No Beneficiary = No Will
April 16, 2015 § 2 Comments
Ramon Regan was residing in a personal care home operated by Swilley. In 2008, Swilley arranged for a notary public to meet with Regan to help him prepare his will. The notary, Beckham, presented Regan with a pre-printed form, which Regan executed, and had properly witnessed. No attorney was involved.
The will specifically spelled out that it was Regan’s intent to make a testamentary disposition of his estate. It also mentioned that he had no surviving wife, and that he had had no children.
What the will failed to spell out, though, was who were to be the beneficiaries of his bounty. There were no specific or residuary beneficiaries named in the will.
After Regan died in 2011, Swilley filed a petition to probate the will. Elsie LeBlanc, Regan’s aunt, was determined to be his sole surviving heir. After Elsie died in 2013, her son Kenneth filed a caveat against probate of Regan’s will.
Kenneth filed a motion to declare Regan’s will invalid due to absence of any beneficiaries. Swilley responded that the document met the requirements of testamentary intent and attestation, and that parol evidence of Regan’s intent should be considered by the court.
The chancellor ruled that he was to look first to the four corners of the document to determine Regan’s intent. Since the document was not susceptible to multiple interpretations, but merely failed to name any beneficiaries, the court refused to consider parol evidence. The judge pointed out that he could not add language to the will, and that the absence of any named beneficiaries left him with nothing to interpret. He ruled that it was invalid to serve as a testamentary instrument. Swilley appealed, complaining that the chancellor erred in ruling the document invalid, and in refusing to consider parol evidence of Regan’s intent.
The COA, in the case of Estate of Regan: June Swilley v. Estate of LeBlanc, decided April 7, 2015, affirmed. Judge Carlton wrote for the unanimous court:
¶15. In the present case, Regan’s “Last Will and Testament” stated the following regarding the disposition of his property: “Upon my death, I want my property distributed as follows: All my estate, this includes monetary and real property.” As in In re Roland, [920 So.2d 539, 541 (Miss.App. 2006)] our review of Regan’s last will and testament reveals that the document contains no ambiguous language or imprecise description of a beneficiary.
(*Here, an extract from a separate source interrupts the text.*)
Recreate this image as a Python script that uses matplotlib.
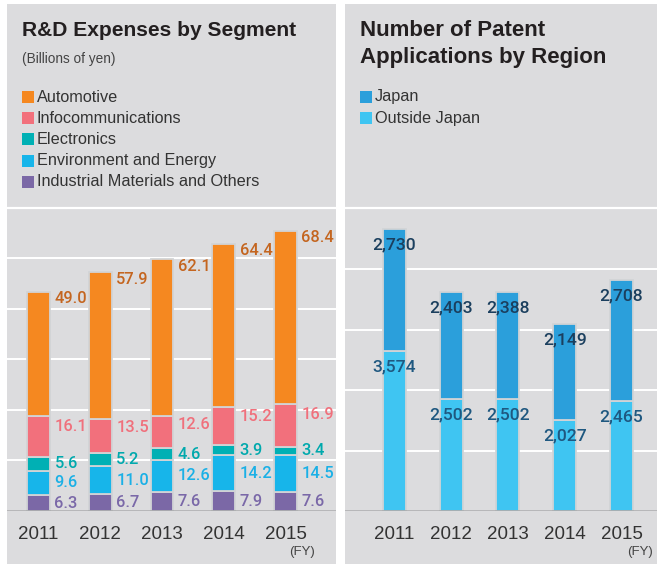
import matplotlib
matplotlib.use("Agg")
import matplotlib.pyplot as plt
from matplotlib.patches import Rectangle

plt.rcParams['font.family'] = ['Liberation Sans', 'DejaVu Sans']

# ---------------- data ----------------
years = ["2011", "2012", "2013", "2014", "2015"]
rd_segments = ["Automotive", "Infocommunications", "Electronics",
               "Environment and Energy", "Industrial Materials and Others"]
industrial = [6.3, 6.7, 7.6, 7.9, 7.6]
environment = [9.6, 11.0, 12.6, 14.2, 14.5]
electronics = [5.6, 5.2, 4.6, 3.9, 3.4]
infocomm = [16.1, 13.5, 12.6, 15.2, 16.9]
automotive = [49.0, 57.9, 62.1, 64.4, 68.4]

patent_regions = ["Japan", "Outside Japan"]
outside_japan = [3574, 2502, 2502, 2027, 2465]
japan = [2730, 2403, 2388, 2149, 2708]

# ---------------- styles ----------------
W, H = 658, 564
BG = '#dcdcde'
SEP = '#d2d4d6'
rd_colors = {"Automotive": '#f58820', "Infocommunications": '#f2707c',
             "Electronics": '#00b0b4', "Environment and Energy": '#17b5ea',
             "Industrial Materials and Others": '#7b68a6'}
rd_label_colors = {"Automotive": '#c4651f', "Infocommunications": '#f0707c',
                   "Electronics": '#00a9ad', "Environment and Energy": '#1ab0e6',
                   "Industrial Materials and Others": '#7a68a8'}
pat_colors = {"Japan": '#2b9fdb', "Outside Japan": '#3fc5f2'}
pat_label_colors = {"Japan": '#1b3f5e', "Outside Japan": '#1f5880'}
NUM_FONT = dict(family=['Roboto', 'Liberation Sans', 'DejaVu Sans'], fontweight='medium')

fig = plt.figure(figsize=(W / 100, H / 100), dpi=100)
fig.patch.set_facecolor('white')


def fx(px):
    return px / W


def fy(py):
    return 1 - py / H


# panels
for x0, x1 in [(7, 336), (345, 657)]:
    fig.patches.append(Rectangle((fx(x0), fy(H)), fx(x1 - x0), (H - 4) / H,
                                 transform=fig.transFigure, facecolor=BG,
                                 edgecolor='none', zorder=-10))
    fig.lines.append(plt.Line2D([fx(x0), fx(x1)], [fy(208), fy(208)],
                                transform=fig.transFigure, color='white',
                                lw=1.6, zorder=-9))

# titles
title_kw = dict(fontweight='bold', color='#231f20', va='center', ha='left')
fig.text(fx(22), fy(31), "R&D Expenses by Segment", fontsize=15.1, **title_kw)
fig.text(fx(360), fy(31), "Number of Patent", fontsize=16, **title_kw)
fig.text(fx(360), fy(57), "Applications by Region", fontsize=16, **title_kw)
fig.text(fx(22), fy(59), "(Billions of yen)", fontsize=9.8, color='#444444',
         va='center', ha='left')


def legend(x, y0, names, colors):
    for i, n in enumerate(names):
        y = y0 + i * 21.2
        fig.patches.append(Rectangle((fx(x), fy(y + 6)), fx(12), 12 / H,
                                     transform=fig.transFigure,
                                     facecolor=colors[n], edgecolor='none', zorder=2))
        fig.text(fx(x + 15), fy(y), n, fontsize=11.7, color='#333333',
                 va='center', ha='left')


legend(22, 97, rd_segments, rd_colors)
legend(360, 97, patent_regions, pat_colors)

# ---------------- axes ----------------
axL = fig.add_axes([fx(7), fy(511), fx(329), 302 / H])
axR = fig.add_axes([fx(345), fy(511), fx(312), 302 / H])
for ax in (axL, axR):
    ax.set_facecolor('none')
    ax.set_zorder(1)
    for s in ax.spines.values():
        s.set_visible(False)
    ax.set_yticks([])
    ax.tick_params(axis='x', length=0, labelsize=13.5, labelcolor='#333333', pad=10.8)

xs = list(range(len(years)))

# ---------------- left chart ----------------
axL.set_xlim(-0.51, 4.818)
axL.set_ylim(0, 119.4)
for g in [20, 40, 60, 80, 100]:
    axL.axhline(g, color='white', lw=1.4, zorder=1)
axL.axhline(0, color='#222222', lw=1.0, zorder=4)

series_L = [("Industrial Materials and Others", industrial),
            ("Environment and Energy", environment),
            ("Electronics", electronics),
            ("Infocommunications", infocomm),
            ("Automotive", automotive)]
bw = 0.372
bottom = [0.0] * len(years)
for name, vals in series_L:
    axL.bar(xs, vals, bw, bottom=bottom, color=rd_colors[name],
            edgecolor=SEP, linewidth=1.3, zorder=3)
    for i, v in enumerate(vals):
        b = bottom[i]
        if name == "Automotive":
            yv, dy = b + v, -7
        elif name == "Infocommunications":
            yv, dy = b + 0.75 * v, 0
        else:
            yv, dy = b + 0.5 * v, 0
        axL.annotate(f"{v:.1f}", (i + bw / 2, yv), xytext=(3.2, dy * 0.72),
                     textcoords='offset points', ha='left', va='center',
                     fontsize=11.8, color=rd_label_colors[name], zorder=5,
                     **NUM_FONT)
    bottom = [bottom[i] + vals[i] for i in range(len(vals))]
axL.set_xticks(xs, years)

# ---------------- right chart ----------------
axR.set_xlim(-0.872, 4.626)
axR.set_ylim(0, 6750)
for g in [1352, 2704, 4056, 5408]:
    axR.axhline(g, color='white', lw=1.4, zorder=1)
axR.axhline(0, color='#222222', lw=1.0, zorder=4)
bwR = 0.405
bottom = [0] * len(years)
for name, vals in [("Outside Japan", outside_japan), ("Japan", japan)]:
    axR.bar(xs, vals, bwR, bottom=bottom, color=pat_colors[name],
            edgecolor=SEP, linewidth=1.3, zorder=3)
    for i, v in enumerate(vals):
        axR.annotate(f"{v:,}", (i, bottom[i] + v), xytext=(0, -16 * 0.72),
                     textcoords='offset points', ha='center', va='center',
                     fontsize=12.6, color=pat_label_colors[name], zorder=5,
                     **NUM_FONT)
    bottom = [bottom[i] + vals[i] for i in range(len(vals))]
axR.set_xticks(xs, years)

fig.text(fx(302), fy(552), "(FY)", fontsize=9.5, color='#444444', ha='center', va='center')
fig.text(fx(640), fy(552), "(FY)", fontsize=9.5, color='#444444', ha='center', va='center')

fig.savefig("out.png", dpi=100, facecolor='white')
Instead, as the record reflects, Regan’s purported last will and testament simply failed to devise or bequeath Regan’s property because Regan failed to name or otherwise identify a beneficiary.
¶16. Because Regan’s last will and testament lacks ambiguity, we find that the chancellor correctly refused to allow parol evidence as to Regan’s testamentary intent. As the record reflects, to give effect to Regan’s will, this Court would have to insert a beneficiary’s name where the will completely failed to provide one. Although our precedent establishes that we construe a will in light of the circumstances surrounding the testator at the time he wrote the will, our caselaw also recognizes that “[c]ourts may not amend or reform a [w]ill, neither may courts add to or take from a [w]ill or make a new [w]ill for the parties.” Hemphill v. Robinson, 355 So. 2d 302, 306-07 (Miss. 1978) (citations omitted).
¶17. As reflected in the record, the invalidity of Regan’s purported last will and testament is rooted in the document’s failure to distribute any of Regan’s assets upon his death. Since Regan’s last will and testament failed to devise or bequeath his property to a named beneficiary, and since the document reflects no attempt within its four corners to identify a beneficiary, we affirm the chancellor’s decision declaring the will invalid and his refusal to admit parol evidence. Accordingly, this assignment of error lacks merit. [Footnote omitted]
Earlier in the opinion, the court noted that MCA 91-1-13 requires that all property, “real and personal, not devised or bequeathed in the last will and testament of any person shall descend and be distributed in the same manner as the estate of an intestate; and the executor or administrator shall administer the same accordingly.”
There is some other authority in the opinion pertaining to parol evidence that you might find useful.
I have had several cases in which someone wanted me to vary the unambiguous terms of the will via parol evidence. The usual situation is that dad had made it abundantly clear to everyone that he was going to change his will, but he died before he got around to it. Their argument is that the will was no longer his testamentary intent. If the document is unambiguous, that parol evidence simply will not vary the written document’s terms.